§ WHAT TO DO:
Transcribe every line from the top down to the line with "53.45, 54.6, 55.8];", both ends included, but not the pictures.

* begin SUPPLIED MATERIAL *

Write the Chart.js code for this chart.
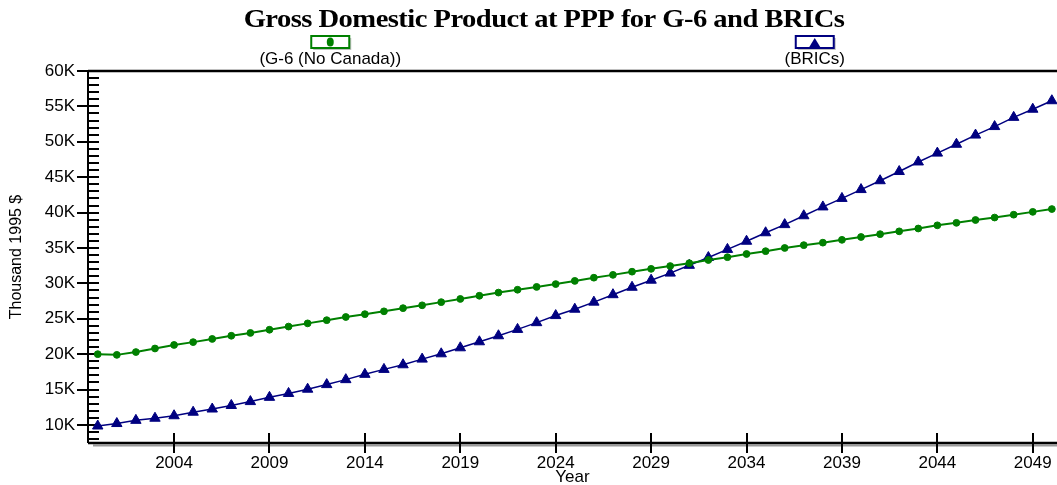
<!DOCTYPE html>
<html>
<head>
<meta charset="utf-8">
<title>Gross Domestic Product at PPP for G-6 and BRICs</title>
<script src="https://cdn.jsdelivr.net/npm/chart.js@4.4.1/dist/chart.umd.min.js"></script>
<style>
  body { margin: 0; background: #fff; }
  #gdpChart { display: block; }
</style>
</head>
<body>
<canvas id="gdpChart" width="1057" height="485"></canvas>
<script>
// values in thousand 1995 $
const years = [2000, 2001, 2002, 2003, 2004, 2005, 2006, 2007, 2008, 2009,
               2010, 2011, 2012, 2013, 2014, 2015, 2016, 2017, 2018, 2019,
               2020, 2021, 2022, 2023, 2024, 2025, 2026, 2027, 2028, 2029,
               2030, 2031, 2032, 2033, 2034, 2035, 2036, 2037, 2038, 2039,
               2040, 2041, 2042, 2043, 2044, 2045, 2046, 2047, 2048, 2049, 2050];

const g6 = [20.0, 19.9, 20.3, 20.8, 21.3, 21.7, 22.15, 22.6, 23.0, 23.45,
            23.9, 24.35, 24.8, 25.25, 25.65, 26.05, 26.5, 26.9, 27.35, 27.8,
            28.25, 28.7, 29.1, 29.5, 29.9, 30.35, 30.8, 31.2, 31.65, 32.05,
            32.45, 32.85, 33.3, 33.7, 34.15, 34.55, 35.0, 35.4, 35.75, 36.15,
            36.55, 36.95, 37.35, 37.75, 38.2, 38.55, 38.95, 39.3, 39.7, 40.1, 40.5];

const brics = [9.85, 10.2, 10.65, 10.95, 11.3, 11.8, 12.25, 12.75, 13.3, 13.9,
               14.45, 15.05, 15.7, 16.4, 17.15, 17.85, 18.5, 19.3, 20.05, 20.9,
               21.75, 22.6, 23.5, 24.45, 25.45, 26.35, 27.35, 28.4, 29.45, 30.45,
               31.45, 32.55, 33.65, 34.8, 35.95, 37.15, 38.3, 39.55, 40.8, 42.0,
               43.25, 44.5, 45.8, 47.15, 48.4, 49.65, 50.95, 52.15, 53.45, 54.6, 55.8];

const xTicks = [2004, 2009, 2014, 2019, 2024, 2029, 2034, 2039, 2044, 2049];
const yTicks = [10, 15, 20, 25, 30, 35, 40, 45, 50, 55, 60];

const chartTitle = 'Gross Domestic Product at PPP for G-6 and BRICs';
const font = '"Liberation Sans", Arial, sans-serif';

// axes drawn by hand: outer ticks on majors, inner ticks every 1K
const framePlugin = {
    id: 'frame',
    beforeDatasetsDraw(chart) {
        const {ctx, chartArea: a, scales: {x, y}} = chart;
        ctx.save();
        ctx.strokeStyle = '#000';

        ctx.lineWidth = 2.5;
        ctx.beginPath();
        ctx.moveTo(a.left, a.top);
        ctx.lineTo(a.right, a.top);
        ctx.stroke();

        ctx.lineWidth = 2;
        ctx.beginPath();
        ctx.moveTo(a.left, a.top);
        ctx.lineTo(a.left, a.bottom);
        for (let v = Math.ceil(y.min); v <= y.max; v++) {
            const py = Math.round(y.getPixelForValue(v));
            ctx.moveTo(a.left, py);
            ctx.lineTo(a.left + 11, py);
        }
        yTicks.forEach(v => {
            const py = Math.round(y.getPixelForValue(v));
            ctx.moveTo(a.left - 11, py);
            ctx.lineTo(a.left, py);
        });
        ctx.stroke();

        // bottom axis with grey shadow
        ctx.strokeStyle = '#999';
        ctx.beginPath();
        ctx.moveTo(a.left + 5, a.bottom + 2.5);
        ctx.lineTo(a.right, a.bottom + 2.5);
        ctx.stroke();

        ctx.strokeStyle = '#000';
        ctx.lineWidth = 2.5;
        ctx.beginPath();
        ctx.moveTo(a.left, a.bottom);
        ctx.lineTo(a.right, a.bottom);
        ctx.stroke();

        ctx.lineWidth = 2;
        ctx.beginPath();
        xTicks.forEach(v => {
            const px = Math.round(x.getPixelForValue(v));
            ctx.moveTo(px, a.bottom - 10);
            ctx.lineTo(px, a.bottom + 10);
        });
        ctx.stroke();
        ctx.restore();
    },
    afterDraw(chart) {
        const {ctx, chartArea: a} = chart;
        ctx.save();

        // heavy, slightly stretched serif title
        ctx.save();
        ctx.translate(544, 27);
        ctx.scale(1.1, 1);
        ctx.fillStyle = '#000';
        ctx.font = 'bold 26px "Liberation Serif", "Times New Roman", serif';
        ctx.letterSpacing = '-0.5px';
        ctx.textAlign = 'center';
        ctx.textBaseline = 'alphabetic';
        ctx.fillText(chartTitle, 0, 0);
        ctx.restore();

        // legend: symbol box above label, one item per half of the plot
        chart.data.datasets.forEach((ds, i) => {
            const cx = a.left + (a.right - a.left) * (i * 2 + 1) / 4;
            const bx = cx - 19, by = 36, bw = 38, bh = 12;
            ctx.fillStyle = '#c0c0c0';
            ctx.fillRect(bx + 2, by + 2, bw, bh);
            ctx.fillStyle = '#fff';
            ctx.fillRect(bx, by, bw, bh);
            ctx.strokeStyle = ds.borderColor;
            ctx.lineWidth = 2;
            ctx.strokeRect(bx, by, bw, bh);

            ctx.fillStyle = ds.borderColor;
            ctx.beginPath();
            if (ds.pointStyle === 'triangle') {
                ctx.moveTo(cx, by + 2);
                ctx.lineTo(cx + 5.5, by + bh - 1);
                ctx.lineTo(cx - 5.5, by + bh - 1);
                ctx.closePath();
            } else {
                ctx.ellipse(cx, by + bh / 2, 3.5, 4.5, 0, 0, Math.PI * 2);
            }
            ctx.fill();

            ctx.fillStyle = '#000';
            ctx.font = '17px ' + font;
            ctx.textAlign = 'center';
            ctx.textBaseline = 'middle';
            ctx.fillText(ds.label, cx, 59);
        });
        ctx.restore();
    }
};

new Chart(document.getElementById('gdpChart'), {
    type: 'line',
    data: {
        datasets: [{
            label: '(G-6 (No Canada))',
            data: years.map((yr, i) => ({x: yr, y: g6[i]})),
            borderColor: '#008000',
            backgroundColor: '#008000',
            borderWidth: 2,
            pointStyle: 'circle',
            pointRadius: 3.4,
            pointBorderWidth: 1,
            tension: 0
        }, {
            label: '(BRICs)',
            data: years.map((yr, i) => ({x: yr, y: brics[i]})),
            borderColor: '#000080',
            backgroundColor: '#000080',
            borderWidth: 1.5,
            pointStyle: 'triangle',
            pointRadius: 6,
            pointBorderWidth: 1,
            tension: 0
        }]
    },
    options: {
        responsive: false,
        animation: false,
        devicePixelRatio: 1,
        layout: { autoPadding: false, padding: { top: 71, right: 0, bottom: 0, left: 0 } },
        plugins: {
            legend: { display: false },
            title: { display: false },
            tooltip: { enabled: false }
        },
        scales: {
            x: {
                type: 'linear',
                min: 1999.49,
                max: 2050.27,
                grid: { display: false, drawTicks: false },
                border: { display: false },
                afterBuildTicks: s => { s.ticks = xTicks.map(v => ({value: v})); },
                afterFit: s => {
                    s.height = 42;
                    s.paddingLeft = 0;
                    s.paddingRight = 0;
                },
                ticks: {
                    color: '#000',
                    font: { family: font, size: 17 },
                    padding: 10,
                    maxRotation: 0,
                    callback: v => String(v)
                },
                title: {
                    display: true,
                    text: 'Year',
                    color: '#000',
                    font: { family: font, size: 17, lineHeight: 0.9 },
                    padding: 0
                }
            },
            y: {
                type: 'linear',
                min: 7.45,
                max: 60,
                grid: { display: false, drawTicks: false },
                border: { display: false },
                afterBuildTicks: s => { s.ticks = yTicks.map(v => ({value: v})); },
                afterFit: s => { s.width = 88; },
                ticks: {
                    color: '#000',
                    font: { family: font, size: 17 },
                    padding: 13,
                    callback: v => v + 'K'
                },
                title: {
                    display: true,
                    text: 'Thousand 1995 $',
                    color: '#000',
                    font: { family: font, size: 16 },
                    padding: { top: 7, bottom: 0 }
                }
            }
        }
    },
    plugins: [framePlugin]
});
</script>
</body>
</html>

* end SUPPLIED MATERIAL *

§ THE ANSWER:
Write the Chart.js code for this chart.
<!DOCTYPE html>
<html>
<head>
<meta charset="utf-8">
<title>Gross Domestic Product at PPP for G-6 and BRICs</title>
<script src="https://cdn.jsdelivr.net/npm/chart.js@4.4.1/dist/chart.umd.min.js"></script>
<style>
  body { margin: 0; background: #fff; }
  #gdpChart { display: block; }
</style>
</head>
<body>
<canvas id="gdpChart" width="1057" height="485"></canvas>
<script>
// values in thousand 1995 $
const years = [2000, 2001, 2002, 2003, 2004, 2005, 2006, 2007, 2008, 2009,
               2010, 2011, 2012, 2013, 2014, 2015, 2016, 2017, 2018, 2019,
               2020, 2021, 2022, 2023, 2024, 2025, 2026, 2027, 2028, 2029,
               2030, 2031, 2032, 2033, 2034, 2035, 2036, 2037, 2038, 2039,
               2040, 2041, 2042, 2043, 2044, 2045, 2046, 2047, 2048, 2049, 2050];

const g6 = [20.0, 19.9, 20.3, 20.8, 21.3, 21.7, 22.15, 22.6, 23.0, 23.45,
            23.9, 24.35, 24.8, 25.25, 25.65, 26.05, 26.5, 26.9, 27.35, 27.8,
            28.25, 28.7, 29.1, 29.5, 29.9, 30.35, 30.8, 31.2, 31.65, 32.05,
            32.45, 32.85, 33.3, 33.7, 34.15, 34.55, 35.0, 35.4, 35.75, 36.15,
            36.55, 36.95, 37.35, 37.75, 38.2, 38.55, 38.95, 39.3, 39.7, 40.1, 40.5];

const brics = [9.85, 10.2, 10.65, 10.95, 11.3, 11.8, 12.25, 12.75, 13.3, 13.9,
               14.45, 15.05, 15.7, 16.4, 17.15, 17.85, 18.5, 19.3, 20.05, 20.9,
               21.75, 22.6, 23.5, 24.45, 25.45, 26.35, 27.35, 28.4, 29.45, 30.45,
               31.45, 32.55, 33.65, 34.8, 35.95, 37.15, 38.3, 39.55, 40.8, 42.0,
               43.25, 44.5, 45.8, 47.15, 48.4, 49.65, 50.95, 52.15, 53.45, 54.6, 55.8];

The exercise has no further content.